José Paulo Cavalcanti Filho:
Nego, um cão labrador, era o mais amado companheiro de Dilma no Palácio
da Alvorada. Era também devoto, fiel e simpático. Mas não lhe acompanhou
na viagem a Porto Alegre. Porque foi assassinado (segundo os coxinhas). Ou sacrificado (segundo o PT). Para mim, tanto faz. A morte, palavras de Alberto Caeiro (“Ficções de Interlúdio”), é mesmo o desprezo do Universo por nós.
A explicação oficial, desprovida de qualquer emoção, é que “estava
muito velho e doente”. Ou talvez tenha sido apenas algo mais prático.
Seco. Direto. Só para não dar trabalho na mudança. Seja como for, os
funcionários que cuidavam dele ficaram consternados – porque “Nego tinha
condições de sobrevida digna, até sua morte natural”.
É pena. Por se tratar de um amigo do homem. O melhor deles, segundo
muitos. Cão não trai. Não delata. Gosta só por gostar. Sem outros
interesses. E jamais abandona seu dono. Por mais velho ou doente que
esteja esse dono. A recíproca não é verdadeira. Pelo menos em palácios
brasilienses. Das notícias dos últimos dias, essa me consternou mais que
todas. Sentimentalismo fora de moda, dirão muitos. E talvez seja, quem
sabe? Ou sinal dos tempos. Nossas crianças, de manhã, trocam o futebol
com vizinhos por encontros com amigos distantes que nunca verão. Ocupam
suas tardes perseguindo seres imaginários. E gastam suas noites presos
em pequenos quartos de apartamento. Presos em seus computadores. Nos
elevadores, ninguém mais fala com ninguém. Todos olham só para seus
celulares. Estamos perdendo humanidade. Temo que estejamos construindo,
tijolo por tijolo, uma Democracia da Solidão. Até no Alvorada.

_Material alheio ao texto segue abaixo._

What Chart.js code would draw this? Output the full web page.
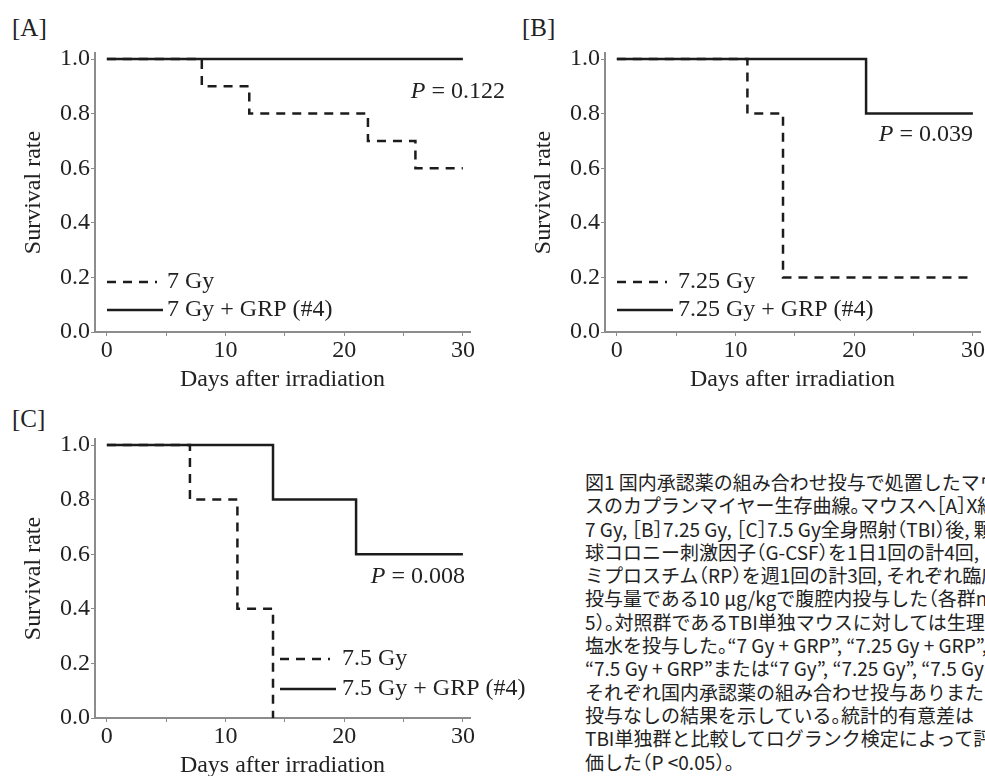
<!DOCTYPE html>
<html>
<head>
<meta charset="utf-8">
<script src="https://cdn.jsdelivr.net/npm/chart.js@4"></script>
<style>
  body { margin: 0; width: 985px; height: 776px; overflow: hidden; background: #fff; position: relative; }
  canvas { position: absolute; }
  .tag { position: absolute; font: 25px "Liberation Serif", serif; color: #222; line-height: 1; }
  #caption { position: absolute; left: 585px; top: 470px; width: 400px; overflow: hidden; white-space: nowrap;
             font-family: "Noto Sans CJK JP", sans-serif; font-size: 19px; line-height: 23.3px; color: #222;
             font-feature-settings: "halt"; }
</style>
</head>
<body>
<div class="tag" style="left:12px;top:15px">[A]</div>
<div class="tag" style="left:522px;top:15px">[B]</div>
<div class="tag" style="left:12px;top:406px">[C]</div>

<canvas id="chartA" width="520" height="400" style="left:0;top:0"></canvas>
<canvas id="chartB" width="485" height="400" style="left:500px;top:0"></canvas>
<canvas id="chartC" width="560" height="400" style="left:0;top:386px"></canvas>

<div id="caption">
  <div>図1 国内承認薬の組み合わせ投与で処置したマウ</div>
  <div>スのカプランマイヤー生存曲線。マウスへ［A］X線</div>
  <div>7 Gy, ［B］7.25 Gy, ［C］7.5 Gy全身照射（TBI）後, 顆粒</div>
  <div>球コロニー刺激因子（G-CSF）を1日1回の計4回, ロ</div>
  <div>ミプロスチム（RP）を週1回の計3回, それぞれ臨床</div>
  <div>投与量である10 μg/kgで腹腔内投与した（各群n =</div>
  <div>5）。対照群であるTBI単独マウスに対しては生理食</div>
  <div>塩水を投与した。“7 Gy + GRP”, “7.25 Gy + GRP”,</div>
  <div>“7.5 Gy + GRP”または“7 Gy”, “7.25 Gy”, “7.5 Gy”は</div>
  <div>それぞれ国内承認薬の組み合わせ投与ありまたは</div>
  <div>投与なしの結果を示している。統計的有意差は</div>
  <div>TBI単独群と比較してログランク検定によって評</div>
  <div>価した（P &lt;0.05）。</div>
</div>

<script>
// survival data (days, survival rate)
const daysA = [0, 8, 12, 22, 26, 30];
const survA = [1.0, 0.9, 0.8, 0.7, 0.6, 0.6];
const daysAGrp = [0, 30];
const survAGrp = [1.0, 1.0];

const daysB = [0, 11, 14, 30];
const survB = [1.0, 0.8, 0.2, 0.2];
const daysBGrp = [0, 21, 30];
const survBGrp = [1.0, 0.8, 0.8];

const daysC = [0, 7, 11, 14];
const survC = [1.0, 0.8, 0.4, 0.0];
const daysCGrp = [0, 14, 21, 30];
const survCGrp = [1.0, 0.8, 0.6, 0.6];

const labelsA = ["7 Gy", "7 Gy + GRP (#4)"];
const labelsB = ["7.25 Gy", "7.25 Gy + GRP (#4)"];
const labelsC = ["7.5 Gy", "7.5 Gy + GRP (#4)"];
const pValues = ["0.122", "0.039", "0.008"];

const xTicks = [0, 5, 10, 15, 20, 25, 30];
const yTicks = [0, 0.1, 0.2, 0.3, 0.4, 0.5, 0.6, 0.7, 0.8, 0.9, 1.0];

const serif = '"Liberation Serif", "Times New Roman", serif';
const ink = "#1c1c1c";
const axisGray = "#8c8c8c";
const fontSize = 24;

// legend lines + P value drawn inside the plot
const kmNotes = {
    id: "kmNotes",
    afterDatasetsDraw(chart, args, o) {
        const ctx = chart.ctx;
        ctx.save();
        ctx.font = fontSize + "px " + serif;
        ctx.fillStyle = "#222";
        ctx.textBaseline = "middle";
        chart.data.datasets.forEach(function (ds, i) {
            const y = o.legendY[i];
            ctx.strokeStyle = ds.borderColor;
            ctx.lineWidth = ds.borderWidth;
            ctx.setLineDash(ds.borderDash || []);
            ctx.beginPath();
            ctx.moveTo(o.legendX, y);
            ctx.lineTo(o.legendX + o.lineLen[i], y);
            ctx.stroke();
            ctx.setLineDash([]);
            ctx.textAlign = "left";
            ctx.fillText(ds.label, o.textX, y);
        });
        const rest = " = " + o.p;
        ctx.textAlign = "right";
        ctx.fillText(rest, o.pRight, o.pY);
        const w = ctx.measureText(rest).width;
        ctx.font = "italic " + fontSize + "px " + serif;
        ctx.fillText("P", o.pRight - w, o.pY);
        ctx.restore();
    }
};

function toPoints(xs, ys) {
    return xs.map(function (x, i) { return { x: x, y: ys[i] }; });
}

function makeChart(id, dashed, solid, labels, notes, box) {
    return new Chart(id, {
        type: "line",
        data: {
            datasets: [{
                label: labels[0],
                data: dashed,
                borderColor: ink,
                borderWidth: 2.5,
                borderDash: [9, 7],
                stepped: true,
                pointRadius: 0
            }, {
                label: labels[1],
                data: solid,
                borderColor: ink,
                borderWidth: 2.5,
                stepped: true,
                pointRadius: 0
            }]
        },
        options: {
            responsive: false,
            animation: false,
            layout: { padding: { left: 0, top: 53, right: box.right, bottom: 0 } },
            plugins: {
                legend: { display: false },
                tooltip: { enabled: false },
                kmNotes: notes
            },
            scales: {
                x: {
                    type: "linear",
                    min: -1,
                    max: 30.6,
                    afterBuildTicks: function (s) { s.ticks = xTicks.map(function (v) { return { value: v }; }); },
                    afterFit: function (s) { s.height = 68; },
                    ticks: {
                        autoSkip: false,
                        maxRotation: 0,
                        padding: 0,
                        color: "#222",
                        font: { family: serif, size: fontSize },
                        callback: function (v) { return v % 10 === 0 ? String(v) : ""; }
                    },
                    grid: { drawOnChartArea: false, tickLength: 4, color: axisGray },
                    border: { color: axisGray, width: 2 },
                    title: {
                        display: true,
                        text: "Days after irradiation",
                        color: "#222",
                        font: { family: serif, size: fontSize, lineHeight: 1.2 },
                        padding: { top: 0, bottom: 6 }
                    }
                },
                y: {
                    min: 0,
                    max: 1.022,
                    afterBuildTicks: function (s) { s.ticks = yTicks.map(function (v) { return { value: v }; }); },
                    afterFit: function (s) { s.width = box.axisW; },
                    ticks: {
                        padding: 1,
                        color: "#222",
                        font: { family: serif, size: fontSize },
                        callback: function (v) { return Math.round(v * 10) % 2 === 0 ? v.toFixed(1) : ""; }
                    },
                    grid: { drawOnChartArea: false, tickLength: 4, color: axisGray },
                    border: { color: axisGray, width: 2 },
                    title: {
                        display: true,
                        text: "Survival rate",
                        color: "#222",
                        font: { family: serif, size: fontSize, lineHeight: 1.2 },
                        padding: { top: box.titlePad, bottom: box.titlePad }
                    }
                }
            }
        },
        plugins: [kmNotes]
    });
}

makeChart("chartA", toPoints(daysA, survA), toPoints(daysAGrp, survAGrp), labelsA,
    { p: pValues[0], pRight: 505, pY: 92, legendX: 107, textX: 167, legendY: [282, 310], lineLen: [50, 56] },
    { right: 50, axisW: 95, titlePad: 19 });

makeChart("chartB", toPoints(daysB, survB), toPoints(daysBGrp, survBGrp), labelsB,
    { p: pValues[1], pRight: 473, pY: 135, legendX: 117, textX: 178, legendY: [282, 310], lineLen: [50, 56] },
    { right: 5, axisW: 105, titlePad: 29 });

makeChart("chartC", toPoints(daysC, survC), toPoints(daysCGrp, survCGrp), labelsC,
    { p: pValues[2], pRight: 465, pY: 191, legendX: 280, textX: 342, legendY: [273, 303], lineLen: [50, 56] },
    { right: 90, axisW: 95, titlePad: 19 });
</script>
</body>
</html>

O PT deve estar lamentando não poder mais contar com os serviços de Duda
Mendonça ou João Santana. Os dois, coitados, nas mãos de Moro –
parceiros que foram, por vias transversas, na roubalheira da Petrobrás. É
que, continuassem assessorando Dilma, e jamais permitiriam essa morte.
Com certeza sugeririam que melhor seria deixar o cão por lá. Explicando
ter sido aquele palácio, por toda vida, sua casa.
Imaginei, nesse caso, o que aconteceria se Temer tivesse que decidir
qual seria o destino de Nego. Se faria, então, o que Dilma fez – até
poderia, sem maiores constrangimentos, dado nunca terem convivido. Pior
ainda se tivesse a coragem de dar, para o fato, a explicação que ela
deu. Sem alma. Gélida. Inacreditável. “Estava muito velho e doente”.
Assim fosse e, dia seguinte, veríamos nos jornais declarações
previsíveis – de PT, CUT, MST e blogs que, durante tempo demais,
engordaram com a grana fácil do governo. “Temer não gosta de velhos”.
“Temer abandona os doentes ao léu”. “Temer prenuncia sua reforma na
previdência – vai ser contra velhos e doentes”. “Temer, racista, não
gosta de Nego”. “O cão morreu por conta do nome; que, se chamasse
Branco, e seria poupado”. Por aí.
Conclusão, maior prejudicado nisso tudo foi o pobre Nego. Dilma está
bem. E corre até o risco de ser candidata. Se quiser. Ou se o Supremo
deixar. Nego não, que foi assassinado(ou sacrificado). Como dizia Pessoa (“Em busca de Beleza”), A vida é só o esperar morrer. Coitado de Nego. Coitado de nós.